▸ DATA EXCERPT:
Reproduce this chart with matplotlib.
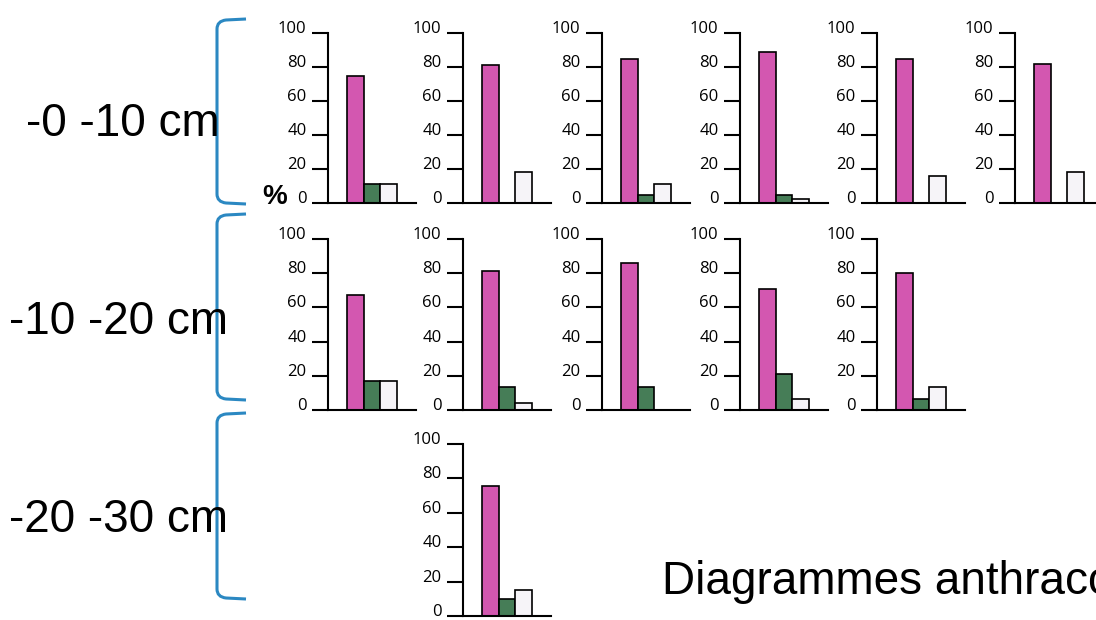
# small anthracology bar charts, 3 depth levels

import numpy as np
import matplotlib.pyplot as plt
from matplotlib.path import Path
from matplotlib.patches import PathPatch

# values (percent), one list per depth level
depths = ["-0 -10 cm", "-10 -20 cm", "-20 -30 cm"]
row1_pink = [75, 81, 85, 89, 85, 82]
row1_green = [11, 0, 5, 5, 0, 0]
row1_white = [11, 18, 11, 2.5, 16, 18]
row2_pink = [67, 81.5, 86, 71, 80]
row2_green = [17, 13.5, 13.5, 21, 6.5]
row2_white = [17, 4, 0, 6.5, 13.5]
row3_pink = [75.5]
row3_green = [10]
row3_white = [15]
row3_cols = [1]
yticks = [0, 20, 40, 60, 80, 100]
title = "Diagrammes anthracologiques"

pink = "#d357b0"
green = "#467d57"
white = "#f6f4f8"
blue = "#2b88c2"

W, H = 1096, 620
fig = plt.figure(figsize=(W / 100, H / 100), dpi=100)

# overlay in pixel coords for labels and braces
over = fig.add_axes([0, 0, 1, 1])
over.set_xlim(0, W)
over.set_ylim(H, 0)
over.axis("off")

col_x = [328, 463, 602, 740, 877, 1015]
row_bottom = [203, 410, 616]
row_height = [170, 171, 172]
ax_w = 88


def small_chart(col, row, p, g, w):
    x0 = col_x[col]
    yb = row_bottom[row]
    ax = fig.add_axes([x0 / W, (H - yb) / H, ax_w / W, row_height[row] / H])
    ax.patch.set_alpha(0)
    vals = [p, g, w]
    cols = [pink, green, white]
    for i in range(3):
        if vals[i] > 0:
            ax.bar(i, vals[i], width=1, color=cols[i], edgecolor="black",
                   linewidth=1.2, zorder=3)
    ax.set_xlim(-1.59, 3.59)
    ax.set_ylim(0, 100)
    ax.set_xticks([])
    ax.set_yticks(yticks)
    ax.set_yticklabels([str(t) for t in yticks], family="Open Sans", fontsize=12)
    for lab in ax.get_yticklabels():
        lab.set_verticalalignment("baseline")
    ax.tick_params(axis="y", direction="out", length=11.5, width=1.5, pad=4)
    for s in ["top", "right"]:
        ax.spines[s].set_visible(False)
    ax.spines["left"].set_linewidth(1.5)
    ax.spines["bottom"].set_linewidth(1.5)
    ax.spines["bottom"].set_zorder(4)
    return ax


for i in range(len(row1_pink)):
    small_chart(i, 0, row1_pink[i], row1_green[i], row1_white[i])
for i in range(len(row2_pink)):
    small_chart(i, 1, row2_pink[i], row2_green[i], row2_white[i])
for i in range(len(row3_pink)):
    small_chart(row3_cols[i], 2, row3_pink[i], row3_green[i], row3_white[i])

# depth labels
label_y = [124, 322, 520]
label_x = [220, 228, 228]
for i in range(3):
    over.text(label_x[i], label_y[i], depths[i], ha="right", va="center",
              family="Liberation Sans", fontsize=33)

# braces
brace_top = [21, 216, 415]
brace_bot = [202, 398, 597]
bx = 217
for i in range(3):
    t, b = brace_top[i], brace_bot[i]
    verts = [(246, t - 2), (226, t - 1), (bx, t), (bx, t + 8),
             (bx, b - 8), (bx, b), (226, b + 1), (246, b + 2)]
    codes = [Path.MOVETO, Path.LINETO, Path.CURVE3, Path.CURVE3,
             Path.LINETO, Path.CURVE3, Path.CURVE3, Path.LINETO]
    over.add_patch(PathPatch(Path(verts, codes), fill=False, edgecolor=blue,
                             linewidth=2.2, capstyle="butt"))

over.text(275, 204, "%", ha="center", va="baseline", family="Liberation Sans",
          fontsize=20, fontweight="bold")
over.text(662, 582, title, ha="left", va="center", family="Liberation Sans",
          fontsize=33)

fig.savefig("out.png", dpi=100)
print("done")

▸ INSTRUCTIONS TO FOLLOW: Your task is to reproduce exactly the lines from the start of the data above through the line containing "from matplotlib.patches import PathPatch", leaving every picture out.

▸ SOLUTION TO THE EXERCISE:
Reproduce this chart with matplotlib.
# small anthracology bar charts, 3 depth levels

import numpy as np
import matplotlib.pyplot as plt
from matplotlib.path import Path
from matplotlib.patches import PathPatch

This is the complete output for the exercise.